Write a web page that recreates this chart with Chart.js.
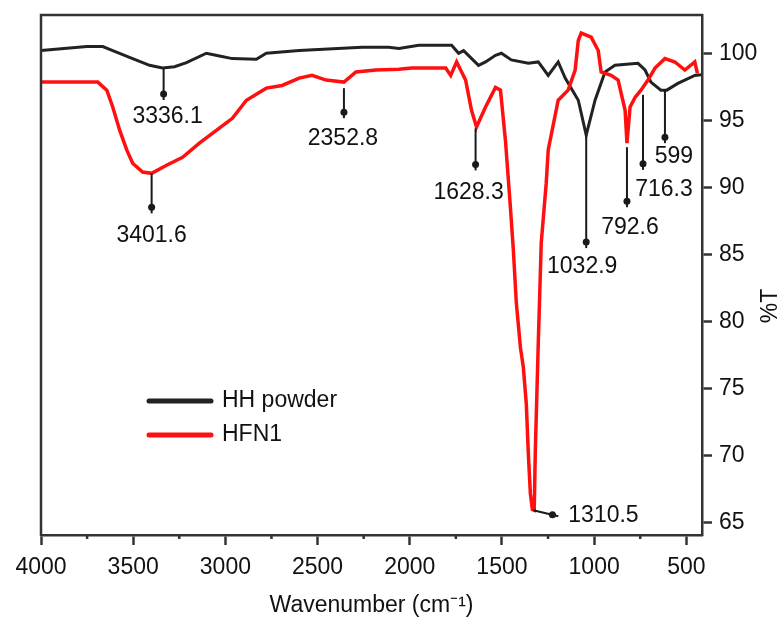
<!DOCTYPE html>
<html>
<head>
<meta charset="utf-8">
<title>FTIR spectra</title>
<script src="https://cdn.jsdelivr.net/npm/chart.js@4.4.1/dist/chart.umd.min.js"></script>
<style>
  html, body { margin: 0; padding: 0; background: #fff; }
  #wrap { width: 783px; height: 619px; }
</style>
</head>
<body>
<div id="wrap"><canvas id="ftirChart" width="783" height="619"></canvas></div>
<script>
// HH powder trace (wavenumber cm-1 / %T)
const hhWavenumber = [4000, 3751, 3665, 3611, 3503, 3411, 3341, 3276, 3211, 3103,
  3032, 2962, 2832, 2778, 2600, 2259, 2114, 2059, 1951, 1773,
  1735, 1708, 1627, 1589, 1535, 1503, 1449, 1357, 1303, 1249,
  1195, 1157, 1086, 1043, 995, 941, 887, 762, 724, 692,
  638, 606, 546, 454, 420];
const hhTransmittance = [100.2, 100.5, 100.5, 100.2, 99.6, 99.1, 98.9, 99.0, 99.3, 100.0,
  99.8, 99.6, 99.55, 100.0, 100.2, 100.45, 100.45, 100.35, 100.6, 100.6,
  100.0, 100.2, 99.1, 99.35, 99.85, 100.0, 99.5, 99.25, 99.35, 98.35,
  99.35, 98.15, 96.5, 93.9, 96.5, 98.6, 99.1, 99.25, 98.75, 97.85,
  97.25, 97.25, 97.75, 98.35, 98.4];

// HFN1 trace
const hfnWavenumber = [4000, 3692, 3643, 3611, 3573, 3535, 3503, 3449, 3400, 3319,
  3232, 3141, 3049, 2962, 2886, 2778, 2692, 2600, 2530, 2454,
  2357, 2292, 2184, 2059, 1989, 1805, 1778, 1746, 1697, 1665,
  1638, 1589, 1535, 1508, 1481, 1454, 1438, 1422, 1400, 1384,
  1368, 1357, 1346, 1335, 1325, 1319, 1303, 1287, 1260, 1249,
  1195, 1141, 1103, 1086, 1070, 1016, 978, 962, 908, 870,
  832, 822, 805, 778, 746, 708, 670, 616, 562, 508,
  454, 440];
const hfnTransmittance = [97.85, 97.85, 97.25, 96.0, 94.25, 92.8, 91.8, 91.15, 91.05, 91.65,
  92.25, 93.3, 94.25, 95.15, 96.5, 97.4, 97.6, 98.15, 98.35, 98.0,
  97.85, 98.6, 98.75, 98.8, 98.9, 98.9, 98.35, 99.35, 98.0, 95.75,
  94.5, 96.0, 97.45, 97.25, 93.5, 88.5, 85.3, 81.4, 78.1, 76.6,
  73.9, 70.2, 67.2, 66.0, 65.95, 70.4, 78.4, 85.85, 90.3, 92.8,
  96.5, 97.25, 98.75, 100.95, 101.5, 101.2, 100.2, 98.6, 98.35, 98.0,
  95.75, 93.3, 96.0, 96.7, 97.25, 98.0, 98.9, 99.6, 99.35, 98.75,
  99.35, 98.5];

const xTicks = [4000, 3500, 3000, 2500, 2000, 1500, 1000, 500];
const xMinorTicks = [3750, 3250, 2750, 2250, 1750, 1250, 750];
const yTicks = [65, 70, 75, 80, 85, 90, 95, 100];

// peak annotations: label, and the point on the trace the marker starts from
const peakLabels = ['3336.1', '3401.6', '2352.8', '1628.3', '1310.5', '1032.9', '792.6', '716.3', '599'];
const peakWavenumber = [3335, 3400, 2357, 1643, 1330, 1043, 822, 735, 616];
const peakTransmittance = [98.9, 91.05, 97.4, 94.4, 65.95, 93.9, 93.0, 96.9, 97.25];

// marker end and label placement, in pixels relative to the peak point
const peakLayout = [
  { ex: 0, ey: 32, lx: 4, ly: 49 },
  { ex: 0, ey: 40, lx: 0, ly: 62 },
  { ex: 0, ey: 30, lx: -1, ly: 51 },
  { ex: 0, ey: 42, lx: -7, ly: 64 },
  { ex: 25, ey: 6, lx: 35, ly: 5, align: 'left' },
  { ex: 0, ey: 113, lx: -4, ly: 132 },
  { ex: 0, ey: 60, lx: 3, ly: 80 },
  { ex: 0, ey: 75, lx: 21, ly: 95 },
  { ex: 0, ey: 53, lx: 9, ly: 67 }
];

const FONT = '"Liberation Sans", Arial, Helvetica, sans-serif';
const INK = '#111';
const FRAME = '#333';

const toPoints = (xs, ys) => xs.map((v, i) => ({ x: v, y: ys[i] }));

const extras = {
  id: 'extras',
  afterDatasetsDraw(chart) {
    const { ctx, chartArea: a, scales: { x, y } } = chart;
    ctx.save();

    // top and left frame
    ctx.strokeStyle = FRAME;
    ctx.lineWidth = 2.5;
    ctx.beginPath();
    ctx.moveTo(a.left, a.bottom + 1);
    ctx.lineTo(a.left, a.top);
    ctx.lineTo(a.right + 1, a.top);
    ctx.stroke();

    // minor x ticks
    ctx.beginPath();
    xMinorTicks.forEach(v => {
      const px = x.getPixelForValue(v);
      ctx.moveTo(px, a.bottom);
      ctx.lineTo(px, a.bottom + 4);
    });
    ctx.stroke();

    // peak markers
    ctx.strokeStyle = '#1a1a1a';
    ctx.fillStyle = '#1a1a1a';
    ctx.lineWidth = 2;
    ctx.font = '23px ' + FONT;
    ctx.textBaseline = 'middle';
    peakLabels.forEach((label, i) => {
      const px = x.getPixelForValue(peakWavenumber[i]);
      const py = y.getPixelForValue(peakTransmittance[i]);
      const L = peakLayout[i];
      const ex = px + L.ex, ey = py + L.ey;
      ctx.beginPath();
      ctx.moveTo(px, py);
      ctx.lineTo(ex, ey);
      ctx.stroke();
      // blob near the end of the marker
      const len = Math.hypot(L.ex, L.ey);
      const ux = L.ex / len, uy = L.ey / len;
      ctx.beginPath();
      ctx.ellipse(ex - ux * 6, ey - uy * 6, 3.5, 3.5, 0, 0, Math.PI * 2);
      ctx.fill();
      ctx.fillStyle = INK;
      ctx.textAlign = L.align || 'center';
      ctx.fillText(label, px + L.lx, py + L.ly);
      ctx.fillStyle = '#1a1a1a';
    });

    // legend
    const legendY = [401, 435];
    chart.data.datasets.slice().sort((p, q) => p.legendRow - q.legendRow).forEach((ds, i) => {
      ctx.strokeStyle = ds.borderColor;
      ctx.lineWidth = 5;
      ctx.lineCap = 'round';
      ctx.beginPath();
      ctx.moveTo(149, legendY[i]);
      ctx.lineTo(211, legendY[i]);
      ctx.stroke();
      ctx.fillStyle = INK;
      ctx.textAlign = 'left';
      ctx.font = '23px ' + FONT;
      ctx.fillText(ds.label, 222, legendY[i]);
    });

    // right axis title, reading bottom to top
    ctx.translate(771, 306);
    ctx.rotate(-Math.PI / 2);
    ctx.textAlign = 'center';
    ctx.fillStyle = INK;
    ctx.fillText('%T', 0, 0);
    ctx.restore();
  }
};

new Chart(document.getElementById('ftirChart'), {
  type: 'line',
  data: {
    datasets: [
      {
        label: 'HH powder',
        data: toPoints(hhWavenumber, hhTransmittance),
        borderColor: '#222222',
        borderWidth: 3,
        pointRadius: 0,
        tension: 0,
        order: 1,
        legendRow: 0
      },
      {
        label: 'HFN1',
        data: toPoints(hfnWavenumber, hfnTransmittance),
        borderColor: '#ff1010',
        borderWidth: 3.5,
        pointRadius: 0,
        tension: 0,
        order: 0,
        legendRow: 1
      }
    ]
  },
  options: {
    responsive: false,
    animation: false,
    layout: { padding: { left: 41, top: 15, right: 0, bottom: 0 } },
    plugins: { legend: { display: false }, tooltip: { enabled: false } },
    scales: {
      x: {
        type: 'linear',
        reverse: true,
        min: 415,
        max: 4000,
        afterBuildTicks: s => { s.ticks = xTicks.map(v => ({ value: v })); },
        afterFit: s => { s.height = 84; },
        grid: { drawOnChartArea: false, drawTicks: true, tickLength: 10, tickWidth: 2.5, tickColor: FRAME },
        border: { display: true, color: FRAME, width: 2.5 },
        ticks: { color: INK, font: { family: FONT, size: 23 }, padding: 9, maxRotation: 0, callback: v => String(v) },
        title: { display: true, text: 'Wavenumber (cm\u207B\u00B9)', color: INK, font: { family: FONT, size: 23 }, padding: 0 }
      },
      y: {
        type: 'linear',
        position: 'right',
        min: 64.1,
        max: 102.85,
        afterBuildTicks: s => { s.ticks = yTicks.map(v => ({ value: v })); },
        afterFit: s => { s.width = 81; s.paddingTop = 0; s.paddingBottom = 0; },
        grid: { drawOnChartArea: false, drawTicks: true, tickLength: 10, tickWidth: 2.5, tickColor: FRAME },
        border: { display: true, color: FRAME, width: 2.5 },
        ticks: { color: INK, font: { family: FONT, size: 23 }, padding: 7, callback: v => String(v) }
      }
    }
  },
  plugins: [extras]
});
</script>
</body>
</html>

Task prompt » Emit the lines of the material exactly, from its first line to the line containing "97.25, 97.25, 97.75, 98.35, 98.4];", inclusive; leave every picture out.

Right answer »
Write a web page that recreates this chart with Chart.js.
<!DOCTYPE html>
<html>
<head>
<meta charset="utf-8">
<title>FTIR spectra</title>
<script src="https://cdn.jsdelivr.net/npm/chart.js@4.4.1/dist/chart.umd.min.js"></script>
<style>
  html, body { margin: 0; padding: 0; background: #fff; }
  #wrap { width: 783px; height: 619px; }
</style>
</head>
<body>
<div id="wrap"><canvas id="ftirChart" width="783" height="619"></canvas></div>
<script>
// HH powder trace (wavenumber cm-1 / %T)
const hhWavenumber = [4000, 3751, 3665, 3611, 3503, 3411, 3341, 3276, 3211, 3103,
  3032, 2962, 2832, 2778, 2600, 2259, 2114, 2059, 1951, 1773,
  1735, 1708, 1627, 1589, 1535, 1503, 1449, 1357, 1303, 1249,
  1195, 1157, 1086, 1043, 995, 941, 887, 762, 724, 692,
  638, 606, 546, 454, 420];
const hhTransmittance = [100.2, 100.5, 100.5, 100.2, 99.6, 99.1, 98.9, 99.0, 99.3, 100.0,
  99.8, 99.6, 99.55, 100.0, 100.2, 100.45, 100.45, 100.35, 100.6, 100.6,
  100.0, 100.2, 99.1, 99.35, 99.85, 100.0, 99.5, 99.25, 99.35, 98.35,
  99.35, 98.15, 96.5, 93.9, 96.5, 98.6, 99.1, 99.25, 98.75, 97.85,
  97.25, 97.25, 97.75, 98.35, 98.4];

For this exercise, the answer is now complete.